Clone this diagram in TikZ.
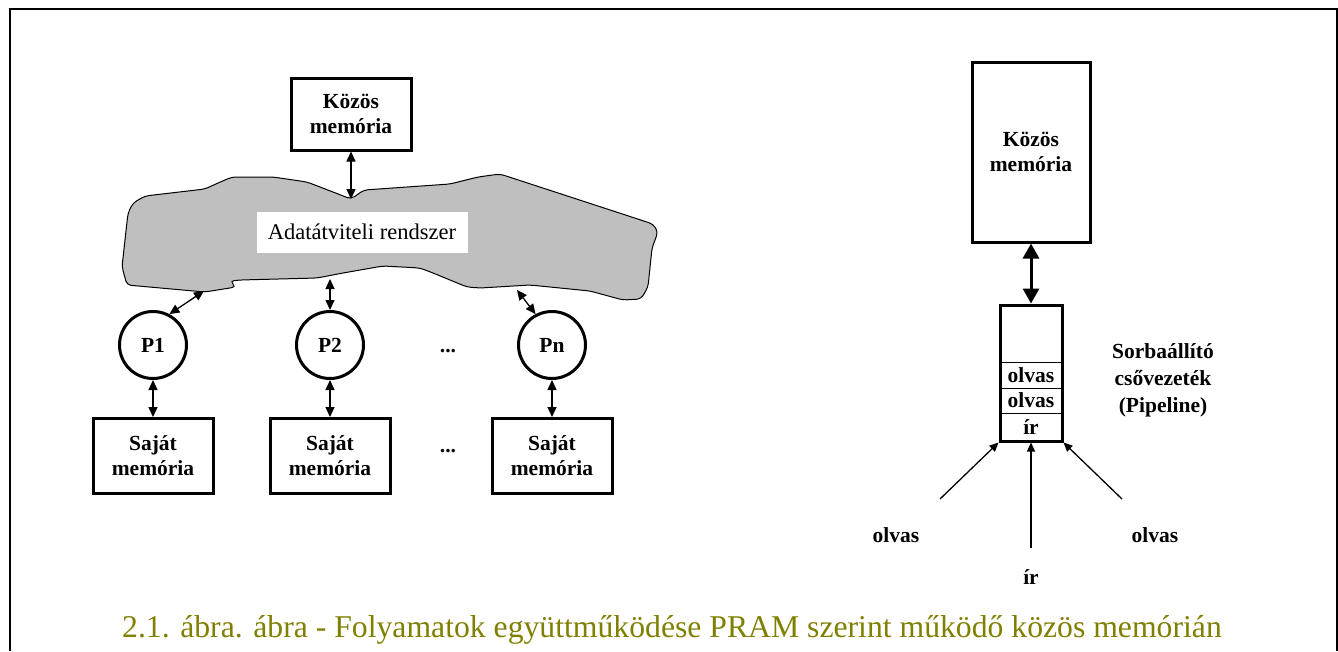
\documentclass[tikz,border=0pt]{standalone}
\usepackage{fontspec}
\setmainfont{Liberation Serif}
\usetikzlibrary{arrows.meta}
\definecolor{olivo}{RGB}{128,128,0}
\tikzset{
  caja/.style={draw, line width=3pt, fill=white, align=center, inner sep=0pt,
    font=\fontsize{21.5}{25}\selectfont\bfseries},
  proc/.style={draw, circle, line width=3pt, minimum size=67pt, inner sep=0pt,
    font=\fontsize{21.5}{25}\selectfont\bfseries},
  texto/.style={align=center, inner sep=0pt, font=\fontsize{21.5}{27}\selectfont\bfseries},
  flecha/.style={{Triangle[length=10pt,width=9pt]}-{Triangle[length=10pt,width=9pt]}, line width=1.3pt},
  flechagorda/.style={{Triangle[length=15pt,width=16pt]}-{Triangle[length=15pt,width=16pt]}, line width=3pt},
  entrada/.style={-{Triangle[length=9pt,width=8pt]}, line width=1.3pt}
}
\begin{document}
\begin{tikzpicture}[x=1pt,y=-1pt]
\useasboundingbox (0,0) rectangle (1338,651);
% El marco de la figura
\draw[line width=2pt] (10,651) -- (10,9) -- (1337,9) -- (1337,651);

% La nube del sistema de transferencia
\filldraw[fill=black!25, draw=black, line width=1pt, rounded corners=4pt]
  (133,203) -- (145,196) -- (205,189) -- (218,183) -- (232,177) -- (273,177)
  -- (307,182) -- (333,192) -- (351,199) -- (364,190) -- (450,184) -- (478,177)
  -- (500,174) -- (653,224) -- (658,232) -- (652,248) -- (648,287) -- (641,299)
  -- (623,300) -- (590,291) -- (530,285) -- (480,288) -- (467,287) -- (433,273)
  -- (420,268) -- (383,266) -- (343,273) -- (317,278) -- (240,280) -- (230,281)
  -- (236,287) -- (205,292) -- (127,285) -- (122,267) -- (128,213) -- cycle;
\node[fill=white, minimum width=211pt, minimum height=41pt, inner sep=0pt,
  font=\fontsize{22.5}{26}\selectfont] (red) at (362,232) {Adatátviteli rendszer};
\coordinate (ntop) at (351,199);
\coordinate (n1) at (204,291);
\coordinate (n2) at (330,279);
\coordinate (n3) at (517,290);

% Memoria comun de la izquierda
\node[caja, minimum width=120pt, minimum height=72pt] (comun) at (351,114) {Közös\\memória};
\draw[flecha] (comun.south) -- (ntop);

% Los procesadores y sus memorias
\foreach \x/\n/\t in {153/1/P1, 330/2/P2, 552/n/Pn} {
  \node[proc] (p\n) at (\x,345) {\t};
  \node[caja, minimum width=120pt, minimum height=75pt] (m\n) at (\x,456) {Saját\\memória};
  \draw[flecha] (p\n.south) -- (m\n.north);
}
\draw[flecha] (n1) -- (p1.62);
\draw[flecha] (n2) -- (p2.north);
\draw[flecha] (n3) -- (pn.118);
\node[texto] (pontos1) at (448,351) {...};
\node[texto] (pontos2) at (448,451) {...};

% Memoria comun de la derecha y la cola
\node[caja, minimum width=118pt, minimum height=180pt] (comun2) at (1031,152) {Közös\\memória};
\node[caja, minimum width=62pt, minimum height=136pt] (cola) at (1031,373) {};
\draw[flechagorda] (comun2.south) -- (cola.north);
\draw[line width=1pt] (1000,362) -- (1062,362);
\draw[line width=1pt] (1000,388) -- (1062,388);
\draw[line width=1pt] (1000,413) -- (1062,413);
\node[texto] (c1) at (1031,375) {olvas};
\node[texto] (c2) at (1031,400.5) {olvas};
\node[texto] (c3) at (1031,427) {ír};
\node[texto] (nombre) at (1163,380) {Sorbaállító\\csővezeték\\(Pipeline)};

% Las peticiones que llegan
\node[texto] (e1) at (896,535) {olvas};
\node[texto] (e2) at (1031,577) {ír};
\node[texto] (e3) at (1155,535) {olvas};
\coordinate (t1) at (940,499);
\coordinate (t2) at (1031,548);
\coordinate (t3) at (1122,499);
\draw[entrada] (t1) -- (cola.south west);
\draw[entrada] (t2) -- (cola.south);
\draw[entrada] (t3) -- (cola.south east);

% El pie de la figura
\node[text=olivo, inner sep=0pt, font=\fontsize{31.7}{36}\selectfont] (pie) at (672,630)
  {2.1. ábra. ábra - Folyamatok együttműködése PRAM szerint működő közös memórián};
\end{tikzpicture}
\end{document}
┄┄┄┄┄┄┄┄┄┄┄┄┄┄┄┄┄┄┄┄
* _PROBLEM STATEMENT_:
Your task is to reproduce exactly the lines from the start of the data above through the line containing "(1337,9) -- (1337,651);", leaving every picture out.

* _ANSWER FOR THE TASK_:
Clone this diagram in TikZ.
\documentclass[tikz,border=0pt]{standalone}
\usepackage{fontspec}
\setmainfont{Liberation Serif}
\usetikzlibrary{arrows.meta}
\definecolor{olivo}{RGB}{128,128,0}
\tikzset{
  caja/.style={draw, line width=3pt, fill=white, align=center, inner sep=0pt,
    font=\fontsize{21.5}{25}\selectfont\bfseries},
  proc/.style={draw, circle, line width=3pt, minimum size=67pt, inner sep=0pt,
    font=\fontsize{21.5}{25}\selectfont\bfseries},
  texto/.style={align=center, inner sep=0pt, font=\fontsize{21.5}{27}\selectfont\bfseries},
  flecha/.style={{Triangle[length=10pt,width=9pt]}-{Triangle[length=10pt,width=9pt]}, line width=1.3pt},
  flechagorda/.style={{Triangle[length=15pt,width=16pt]}-{Triangle[length=15pt,width=16pt]}, line width=3pt},
  entrada/.style={-{Triangle[length=9pt,width=8pt]}, line width=1.3pt}
}
\begin{document}
\begin{tikzpicture}[x=1pt,y=-1pt]
\useasboundingbox (0,0) rectangle (1338,651);
% El marco de la figura
\draw[line width=2pt] (10,651) -- (10,9) -- (1337,9) -- (1337,651);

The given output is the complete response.